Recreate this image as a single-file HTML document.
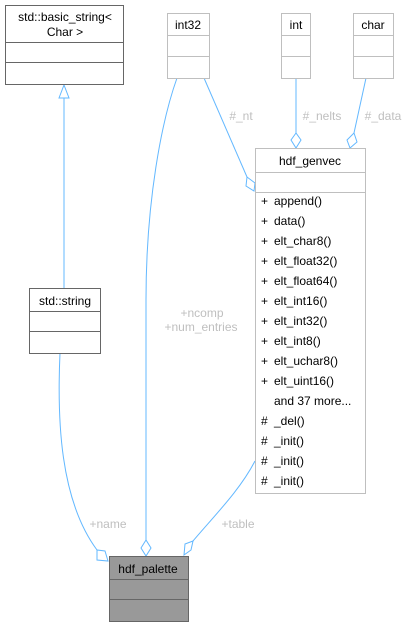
<html><body style="margin:0;width:410px;height:627px;background:#fff;overflow:hidden">
<svg width="410" height="627" xmlns="http://www.w3.org/2000/svg" font-family="Liberation Sans, sans-serif" font-size="12">
<g fill="none" stroke="#63b8ff" stroke-width="1">
<path d="M64,98 L64,288"/>
<path d="M59,98 L64,85 L69,98 Z" fill="#fff"/>
<path d="M60,353 C57,420 60,500 97,550"/>
<path d="M97,550 L97,560 L108,561 L105,551 Z" fill="#fff"/>
<path d="M177,78 C162,120 146,200 146,300 L146,540"/>
<path d="M146,540 L141,548 L146,556 L151,548 Z" fill="#fff"/>
<path d="M255,461 C240,490 215,515 193,541"/>
<path d="M193,541 L185,544 L184,555 L191,550 Z" fill="#fff"/>
<path d="M204,78 L247,177"/>
<path d="M247,177 L246,186 L254,191 L255,183 Z" fill="#fff"/>
<path d="M296,78 L296,133"/>
<path d="M296,133 L291,140 L296,148 L301,140 Z" fill="#fff"/>
<path d="M366,78 L354,133"/>
<path d="M354,133 L347,140 L350,148 L357,142 Z" fill="#fff"/>
</g>
<g fill="#bfbfbf" text-anchor="middle">
<text x="241" y="120">#_nt</text>
<text x="322" y="120">#_nelts</text>
<text x="383" y="120">#_data</text>
<text x="202" y="317">+ncomp</text>
<text x="201" y="331">+num_entries</text>
<text x="108" y="528">+name</text>
<text x="238" y="528">+table</text>
</g>
<g fill="#fff" stroke="#666">
<rect x="5.5" y="5.5" width="118" height="79"/>
<path d="M5,42.5H124M5,62.5H124"/>
<rect x="29.5" y="288.5" width="71" height="65"/>
<path d="M29,311.5H101M29,331.5H101"/>
</g>
<g fill="#fff" stroke="#bfbfbf">
<rect x="167.5" y="13.5" width="42" height="65"/>
<path d="M167,35.5H210M167,56.5H210"/>
<rect x="281.5" y="13.5" width="29" height="65"/>
<path d="M281,35.5H311M281,56.5H311"/>
<rect x="353.5" y="13.5" width="40" height="65"/>
<path d="M353,35.5H394M353,56.5H394"/>
<rect x="255.5" y="148.5" width="110" height="345"/>
<path d="M255,172.5H366M255,192.5H366"/>
</g>
<g fill="#999" stroke="#666">
<rect x="109.5" y="556.5" width="79" height="65"/>
<path d="M109,579.5H189M109,599.5H189"/>
</g>
<g fill="#000">
<text x="65" y="21" text-anchor="middle">std::basic_string&lt;</text>
<text x="65" y="36" text-anchor="middle">Char &gt;</text>
<text x="188" y="29" text-anchor="middle">int32</text>
<text x="296" y="29" text-anchor="middle">int</text>
<text x="373" y="29" text-anchor="middle">char</text>
<text x="65" y="305" text-anchor="middle">std::string</text>
<text x="148" y="573" text-anchor="middle">hdf_palette</text>
<text x="310" y="165" text-anchor="middle">hdf_genvec</text>
<text x="261" y="205">+</text><text x="274" y="205">append()</text>
<text x="261" y="225">+</text><text x="274" y="225">data()</text>
<text x="261" y="245">+</text><text x="274" y="245">elt_char8()</text>
<text x="261" y="265">+</text><text x="274" y="265">elt_float32()</text>
<text x="261" y="285">+</text><text x="274" y="285">elt_float64()</text>
<text x="261" y="305">+</text><text x="274" y="305">elt_int16()</text>
<text x="261" y="325">+</text><text x="274" y="325">elt_int32()</text>
<text x="261" y="345">+</text><text x="274" y="345">elt_int8()</text>
<text x="261" y="365">+</text><text x="274" y="365">elt_uchar8()</text>
<text x="261" y="385">+</text><text x="274" y="385">elt_uint16()</text>
<text x="274" y="405">and 37 more...</text>
<text x="261" y="425">#</text><text x="274" y="425">_del()</text>
<text x="261" y="445">#</text><text x="274" y="445">_init()</text>
<text x="261" y="465">#</text><text x="274" y="465">_init()</text>
<text x="261" y="485">#</text><text x="274" y="485">_init()</text>
</g>
</svg>
</body></html>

==================================================

AIM: Quote the material exactly. Pictures stay out.

TASK ANSWER:
Recreate this image as a single-file HTML document.
<html><body style="margin:0;width:410px;height:627px;background:#fff;overflow:hidden">
<svg width="410" height="627" xmlns="http://www.w3.org/2000/svg" font-family="Liberation Sans, sans-serif" font-size="12">
<g fill="none" stroke="#63b8ff" stroke-width="1">
<path d="M64,98 L64,288"/>
<path d="M59,98 L64,85 L69,98 Z" fill="#fff"/>
<path d="M60,353 C57,420 60,500 97,550"/>
<path d="M97,550 L97,560 L108,561 L105,551 Z" fill="#fff"/>
<path d="M177,78 C162,120 146,200 146,300 L146,540"/>
<path d="M146,540 L141,548 L146,556 L151,548 Z" fill="#fff"/>
<path d="M255,461 C240,490 215,515 193,541"/>
<path d="M193,541 L185,544 L184,555 L191,550 Z" fill="#fff"/>
<path d="M204,78 L247,177"/>
<path d="M247,177 L246,186 L254,191 L255,183 Z" fill="#fff"/>
<path d="M296,78 L296,133"/>
<path d="M296,133 L291,140 L296,148 L301,140 Z" fill="#fff"/>
<path d="M366,78 L354,133"/>
<path d="M354,133 L347,140 L350,148 L357,142 Z" fill="#fff"/>
</g>
<g fill="#bfbfbf" text-anchor="middle">
<text x="241" y="120">#_nt</text>
<text x="322" y="120">#_nelts</text>
<text x="383" y="120">#_data</text>
<text x="202" y="317">+ncomp</text>
<text x="201" y="331">+num_entries</text>
<text x="108" y="528">+name</text>
<text x="238" y="528">+table</text>
</g>
<g fill="#fff" stroke="#666">
<rect x="5.5" y="5.5" width="118" height="79"/>
<path d="M5,42.5H124M5,62.5H124"/>
<rect x="29.5" y="288.5" width="71" height="65"/>
<path d="M29,311.5H101M29,331.5H101"/>
</g>
<g fill="#fff" stroke="#bfbfbf">
<rect x="167.5" y="13.5" width="42" height="65"/>
<path d="M167,35.5H210M167,56.5H210"/>
<rect x="281.5" y="13.5" width="29" height="65"/>
<path d="M281,35.5H311M281,56.5H311"/>
<rect x="353.5" y="13.5" width="40" height="65"/>
<path d="M353,35.5H394M353,56.5H394"/>
<rect x="255.5" y="148.5" width="110" height="345"/>
<path d="M255,172.5H366M255,192.5H366"/>
</g>
<g fill="#999" stroke="#666">
<rect x="109.5" y="556.5" width="79" height="65"/>
<path d="M109,579.5H189M109,599.5H189"/>
</g>
<g fill="#000">
<text x="65" y="21" text-anchor="middle">std::basic_string&lt;</text>
<text x="65" y="36" text-anchor="middle">Char &gt;</text>
<text x="188" y="29" text-anchor="middle">int32</text>
<text x="296" y="29" text-anchor="middle">int</text>
<text x="373" y="29" text-anchor="middle">char</text>
<text x="65" y="305" text-anchor="middle">std::string</text>
<text x="148" y="573" text-anchor="middle">hdf_palette</text>
<text x="310" y="165" text-anchor="middle">hdf_genvec</text>
<text x="261" y="205">+</text><text x="274" y="205">append()</text>
<text x="261" y="225">+</text><text x="274" y="225">data()</text>
<text x="261" y="245">+</text><text x="274" y="245">elt_char8()</text>
<text x="261" y="265">+</text><text x="274" y="265">elt_float32()</text>
<text x="261" y="285">+</text><text x="274" y="285">elt_float64()</text>
<text x="261" y="305">+</text><text x="274" y="305">elt_int16()</text>
<text x="261" y="325">+</text><text x="274" y="325">elt_int32()</text>
<text x="261" y="345">+</text><text x="274" y="345">elt_int8()</text>
<text x="261" y="365">+</text><text x="274" y="365">elt_uchar8()</text>
<text x="261" y="385">+</text><text x="274" y="385">elt_uint16()</text>
<text x="274" y="405">and 37 more...</text>
<text x="261" y="425">#</text><text x="274" y="425">_del()</text>
<text x="261" y="445">#</text><text x="274" y="445">_init()</text>
<text x="261" y="465">#</text><text x="274" y="465">_init()</text>
<text x="261" y="485">#</text><text x="274" y="485">_init()</text>
</g>
</svg>
</body></html>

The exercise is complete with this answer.